In the lines below, output everything from the first line through the line containing "from bokeh.resources import INLINE" exactly as it is. Pictures are not part of the output.

**** Collected data

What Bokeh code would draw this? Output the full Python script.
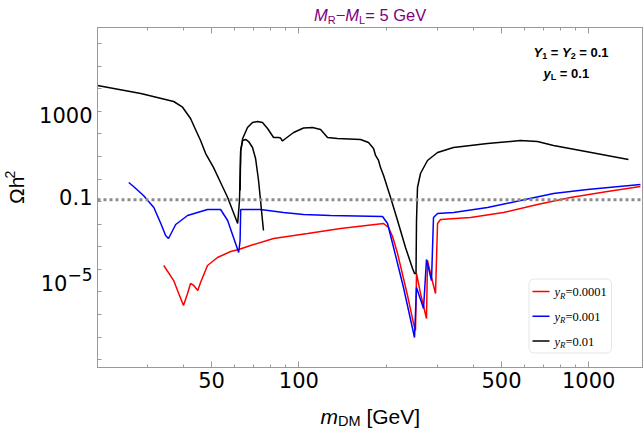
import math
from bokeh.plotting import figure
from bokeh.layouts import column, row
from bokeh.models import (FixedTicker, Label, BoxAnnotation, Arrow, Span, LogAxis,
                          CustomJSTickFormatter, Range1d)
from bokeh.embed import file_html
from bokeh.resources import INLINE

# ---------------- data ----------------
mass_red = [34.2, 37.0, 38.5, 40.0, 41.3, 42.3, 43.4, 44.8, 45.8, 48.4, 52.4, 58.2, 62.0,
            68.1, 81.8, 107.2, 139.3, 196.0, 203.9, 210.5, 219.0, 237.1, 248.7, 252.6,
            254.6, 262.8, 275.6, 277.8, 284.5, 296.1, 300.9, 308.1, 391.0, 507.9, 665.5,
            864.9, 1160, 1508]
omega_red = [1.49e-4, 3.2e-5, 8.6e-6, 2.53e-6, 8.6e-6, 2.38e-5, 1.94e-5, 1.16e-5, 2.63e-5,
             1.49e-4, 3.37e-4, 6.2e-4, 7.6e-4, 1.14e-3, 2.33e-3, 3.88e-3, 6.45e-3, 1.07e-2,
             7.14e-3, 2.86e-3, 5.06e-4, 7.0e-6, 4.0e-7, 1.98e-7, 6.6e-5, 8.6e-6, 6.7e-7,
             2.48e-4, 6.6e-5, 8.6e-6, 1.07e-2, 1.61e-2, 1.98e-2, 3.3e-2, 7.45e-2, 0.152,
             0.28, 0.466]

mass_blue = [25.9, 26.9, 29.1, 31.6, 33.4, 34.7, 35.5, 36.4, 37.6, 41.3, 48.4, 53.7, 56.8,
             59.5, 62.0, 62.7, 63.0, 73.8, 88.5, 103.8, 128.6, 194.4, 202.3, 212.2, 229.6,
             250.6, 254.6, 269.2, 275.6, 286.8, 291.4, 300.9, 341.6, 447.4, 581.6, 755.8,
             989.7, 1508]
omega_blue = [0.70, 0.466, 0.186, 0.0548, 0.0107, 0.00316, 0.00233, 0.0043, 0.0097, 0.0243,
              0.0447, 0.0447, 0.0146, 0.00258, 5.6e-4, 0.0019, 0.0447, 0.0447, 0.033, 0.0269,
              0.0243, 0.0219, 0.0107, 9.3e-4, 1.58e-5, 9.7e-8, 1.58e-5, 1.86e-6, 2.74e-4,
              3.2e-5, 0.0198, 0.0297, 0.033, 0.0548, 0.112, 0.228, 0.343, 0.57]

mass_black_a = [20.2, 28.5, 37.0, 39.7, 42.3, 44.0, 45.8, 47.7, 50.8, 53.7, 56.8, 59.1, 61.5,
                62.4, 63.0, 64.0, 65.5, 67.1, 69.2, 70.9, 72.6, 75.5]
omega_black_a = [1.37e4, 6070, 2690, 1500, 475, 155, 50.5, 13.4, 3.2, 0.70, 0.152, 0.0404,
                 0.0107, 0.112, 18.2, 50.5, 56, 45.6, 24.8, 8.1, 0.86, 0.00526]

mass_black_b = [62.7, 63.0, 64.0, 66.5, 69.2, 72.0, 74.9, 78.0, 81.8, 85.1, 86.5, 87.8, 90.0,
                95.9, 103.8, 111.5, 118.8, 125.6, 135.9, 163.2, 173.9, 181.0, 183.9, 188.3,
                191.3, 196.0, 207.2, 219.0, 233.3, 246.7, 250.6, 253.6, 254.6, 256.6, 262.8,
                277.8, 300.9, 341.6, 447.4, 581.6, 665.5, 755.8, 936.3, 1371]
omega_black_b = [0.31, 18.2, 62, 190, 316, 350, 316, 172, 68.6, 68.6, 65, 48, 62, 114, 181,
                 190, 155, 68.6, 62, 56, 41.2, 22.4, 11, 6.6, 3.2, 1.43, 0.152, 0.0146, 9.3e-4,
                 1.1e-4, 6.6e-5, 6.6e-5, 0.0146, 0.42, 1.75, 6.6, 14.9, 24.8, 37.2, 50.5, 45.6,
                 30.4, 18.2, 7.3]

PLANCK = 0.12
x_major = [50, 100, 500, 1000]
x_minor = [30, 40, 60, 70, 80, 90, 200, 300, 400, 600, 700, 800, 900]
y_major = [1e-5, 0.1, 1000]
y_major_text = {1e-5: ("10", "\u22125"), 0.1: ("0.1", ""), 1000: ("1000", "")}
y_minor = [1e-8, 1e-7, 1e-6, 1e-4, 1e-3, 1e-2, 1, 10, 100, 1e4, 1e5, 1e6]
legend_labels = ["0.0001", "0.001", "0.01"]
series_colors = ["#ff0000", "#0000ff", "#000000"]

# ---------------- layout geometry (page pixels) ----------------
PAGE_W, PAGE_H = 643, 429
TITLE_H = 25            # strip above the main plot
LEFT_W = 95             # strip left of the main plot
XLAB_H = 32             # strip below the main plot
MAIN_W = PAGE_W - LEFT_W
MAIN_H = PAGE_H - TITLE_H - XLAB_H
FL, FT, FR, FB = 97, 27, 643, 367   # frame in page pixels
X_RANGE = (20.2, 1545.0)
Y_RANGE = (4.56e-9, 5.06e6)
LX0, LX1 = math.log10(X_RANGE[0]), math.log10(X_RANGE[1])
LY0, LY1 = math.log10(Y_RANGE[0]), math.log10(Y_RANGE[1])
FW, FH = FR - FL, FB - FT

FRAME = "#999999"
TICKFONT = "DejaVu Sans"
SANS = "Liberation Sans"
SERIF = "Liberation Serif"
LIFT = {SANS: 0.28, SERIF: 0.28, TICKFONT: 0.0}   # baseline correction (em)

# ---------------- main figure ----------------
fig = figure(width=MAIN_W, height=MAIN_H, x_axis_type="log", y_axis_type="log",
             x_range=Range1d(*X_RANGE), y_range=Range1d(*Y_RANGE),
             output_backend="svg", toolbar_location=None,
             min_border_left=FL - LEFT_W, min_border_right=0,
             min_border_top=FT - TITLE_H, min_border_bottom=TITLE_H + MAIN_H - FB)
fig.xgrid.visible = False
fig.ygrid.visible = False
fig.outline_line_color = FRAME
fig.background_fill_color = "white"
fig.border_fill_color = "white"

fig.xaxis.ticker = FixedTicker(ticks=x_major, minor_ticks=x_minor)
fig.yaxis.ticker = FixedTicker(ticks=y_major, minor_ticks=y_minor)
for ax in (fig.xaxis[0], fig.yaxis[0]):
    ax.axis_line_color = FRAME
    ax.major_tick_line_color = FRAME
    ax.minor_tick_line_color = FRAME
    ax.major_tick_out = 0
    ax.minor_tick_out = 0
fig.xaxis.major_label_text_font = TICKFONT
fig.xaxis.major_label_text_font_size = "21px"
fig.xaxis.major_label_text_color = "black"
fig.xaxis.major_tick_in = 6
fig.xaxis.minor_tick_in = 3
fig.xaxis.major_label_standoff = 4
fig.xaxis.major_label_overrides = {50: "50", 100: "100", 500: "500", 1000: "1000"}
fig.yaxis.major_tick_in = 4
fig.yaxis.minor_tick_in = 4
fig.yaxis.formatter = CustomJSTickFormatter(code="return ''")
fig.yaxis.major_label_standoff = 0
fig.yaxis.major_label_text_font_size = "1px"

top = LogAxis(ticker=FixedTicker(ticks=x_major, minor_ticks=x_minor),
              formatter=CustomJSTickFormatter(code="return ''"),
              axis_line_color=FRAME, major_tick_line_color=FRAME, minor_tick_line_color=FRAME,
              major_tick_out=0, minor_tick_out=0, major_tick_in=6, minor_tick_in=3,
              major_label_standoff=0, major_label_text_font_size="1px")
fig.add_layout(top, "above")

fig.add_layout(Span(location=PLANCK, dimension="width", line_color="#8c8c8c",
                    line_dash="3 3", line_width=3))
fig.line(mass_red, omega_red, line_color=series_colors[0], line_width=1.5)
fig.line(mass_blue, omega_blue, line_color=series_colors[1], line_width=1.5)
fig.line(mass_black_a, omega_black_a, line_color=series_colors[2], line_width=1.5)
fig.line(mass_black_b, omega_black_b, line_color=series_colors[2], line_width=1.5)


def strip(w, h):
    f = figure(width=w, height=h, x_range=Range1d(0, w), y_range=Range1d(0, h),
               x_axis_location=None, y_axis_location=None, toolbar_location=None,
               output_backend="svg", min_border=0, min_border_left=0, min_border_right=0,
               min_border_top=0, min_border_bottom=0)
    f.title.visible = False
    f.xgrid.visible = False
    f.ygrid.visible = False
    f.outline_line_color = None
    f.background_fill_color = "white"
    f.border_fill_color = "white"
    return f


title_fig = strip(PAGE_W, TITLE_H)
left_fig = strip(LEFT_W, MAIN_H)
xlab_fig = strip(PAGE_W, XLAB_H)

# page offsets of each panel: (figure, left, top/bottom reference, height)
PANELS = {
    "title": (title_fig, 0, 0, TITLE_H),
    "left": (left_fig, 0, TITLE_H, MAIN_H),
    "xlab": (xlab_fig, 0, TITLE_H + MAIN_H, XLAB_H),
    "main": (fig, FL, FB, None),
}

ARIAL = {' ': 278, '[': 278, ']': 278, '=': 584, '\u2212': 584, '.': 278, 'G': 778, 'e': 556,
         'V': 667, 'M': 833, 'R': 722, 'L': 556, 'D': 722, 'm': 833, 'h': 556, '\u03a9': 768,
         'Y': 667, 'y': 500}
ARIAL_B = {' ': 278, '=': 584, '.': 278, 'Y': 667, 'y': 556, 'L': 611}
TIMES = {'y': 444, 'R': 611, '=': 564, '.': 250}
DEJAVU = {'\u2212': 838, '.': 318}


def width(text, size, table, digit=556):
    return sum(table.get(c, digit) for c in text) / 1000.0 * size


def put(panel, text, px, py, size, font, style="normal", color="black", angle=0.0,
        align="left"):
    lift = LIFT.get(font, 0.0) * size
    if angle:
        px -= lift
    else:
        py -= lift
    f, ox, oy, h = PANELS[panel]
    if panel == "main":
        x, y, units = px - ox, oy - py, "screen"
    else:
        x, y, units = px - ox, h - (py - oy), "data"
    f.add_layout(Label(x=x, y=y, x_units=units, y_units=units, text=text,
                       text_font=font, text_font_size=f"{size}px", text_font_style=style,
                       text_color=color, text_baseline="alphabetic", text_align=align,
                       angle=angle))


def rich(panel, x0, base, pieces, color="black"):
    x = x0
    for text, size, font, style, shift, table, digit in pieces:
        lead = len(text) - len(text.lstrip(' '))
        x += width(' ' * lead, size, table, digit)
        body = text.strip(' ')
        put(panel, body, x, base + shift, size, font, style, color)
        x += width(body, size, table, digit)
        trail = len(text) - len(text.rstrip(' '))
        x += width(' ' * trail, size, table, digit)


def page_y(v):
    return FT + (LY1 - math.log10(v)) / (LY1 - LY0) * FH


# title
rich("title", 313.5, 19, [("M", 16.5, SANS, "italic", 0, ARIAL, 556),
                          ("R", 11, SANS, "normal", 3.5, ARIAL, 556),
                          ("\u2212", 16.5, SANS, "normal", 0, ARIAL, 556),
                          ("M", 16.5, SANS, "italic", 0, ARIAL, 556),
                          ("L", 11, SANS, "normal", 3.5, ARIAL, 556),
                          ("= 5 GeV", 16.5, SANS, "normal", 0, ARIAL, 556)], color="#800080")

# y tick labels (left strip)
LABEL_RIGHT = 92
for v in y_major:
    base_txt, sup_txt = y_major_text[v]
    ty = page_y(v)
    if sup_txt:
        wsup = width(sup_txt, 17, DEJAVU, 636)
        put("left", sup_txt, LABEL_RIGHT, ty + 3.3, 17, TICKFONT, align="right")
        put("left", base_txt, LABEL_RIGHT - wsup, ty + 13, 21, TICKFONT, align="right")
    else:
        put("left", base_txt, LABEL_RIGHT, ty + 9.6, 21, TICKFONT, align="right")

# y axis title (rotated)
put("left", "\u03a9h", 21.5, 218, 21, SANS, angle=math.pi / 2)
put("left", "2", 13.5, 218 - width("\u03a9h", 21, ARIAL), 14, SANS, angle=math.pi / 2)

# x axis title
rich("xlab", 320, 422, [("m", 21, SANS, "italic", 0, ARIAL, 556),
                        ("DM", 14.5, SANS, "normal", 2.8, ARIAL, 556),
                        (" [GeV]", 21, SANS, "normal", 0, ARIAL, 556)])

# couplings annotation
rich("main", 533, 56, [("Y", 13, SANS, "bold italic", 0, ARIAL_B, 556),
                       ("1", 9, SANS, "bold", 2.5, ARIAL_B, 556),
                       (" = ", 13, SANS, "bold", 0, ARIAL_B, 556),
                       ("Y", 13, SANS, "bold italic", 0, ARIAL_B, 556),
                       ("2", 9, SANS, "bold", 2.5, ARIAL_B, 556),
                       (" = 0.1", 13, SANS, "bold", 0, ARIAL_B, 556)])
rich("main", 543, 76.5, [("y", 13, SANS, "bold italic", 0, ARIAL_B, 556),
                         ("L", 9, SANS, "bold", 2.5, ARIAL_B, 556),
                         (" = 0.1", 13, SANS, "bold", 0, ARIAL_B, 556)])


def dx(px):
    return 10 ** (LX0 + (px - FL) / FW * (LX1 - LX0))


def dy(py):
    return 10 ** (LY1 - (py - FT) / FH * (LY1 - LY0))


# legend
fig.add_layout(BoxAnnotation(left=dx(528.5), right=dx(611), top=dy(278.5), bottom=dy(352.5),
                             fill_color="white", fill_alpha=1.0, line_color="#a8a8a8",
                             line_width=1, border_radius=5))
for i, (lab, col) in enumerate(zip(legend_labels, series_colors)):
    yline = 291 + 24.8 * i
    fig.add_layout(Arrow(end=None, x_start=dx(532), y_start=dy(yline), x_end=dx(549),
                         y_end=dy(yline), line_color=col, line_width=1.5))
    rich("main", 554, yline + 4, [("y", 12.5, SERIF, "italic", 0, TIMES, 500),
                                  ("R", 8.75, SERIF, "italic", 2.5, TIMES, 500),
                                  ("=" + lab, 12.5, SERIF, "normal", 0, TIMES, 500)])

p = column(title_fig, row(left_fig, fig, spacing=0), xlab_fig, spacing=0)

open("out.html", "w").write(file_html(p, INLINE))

********

**Response below:**
What Bokeh code would draw this? Output the full Python script.
import math
from bokeh.plotting import figure
from bokeh.layouts import column, row
from bokeh.models import (FixedTicker, Label, BoxAnnotation, Arrow, Span, LogAxis,
                          CustomJSTickFormatter, Range1d)
from bokeh.embed import file_html
from bokeh.resources import INLINE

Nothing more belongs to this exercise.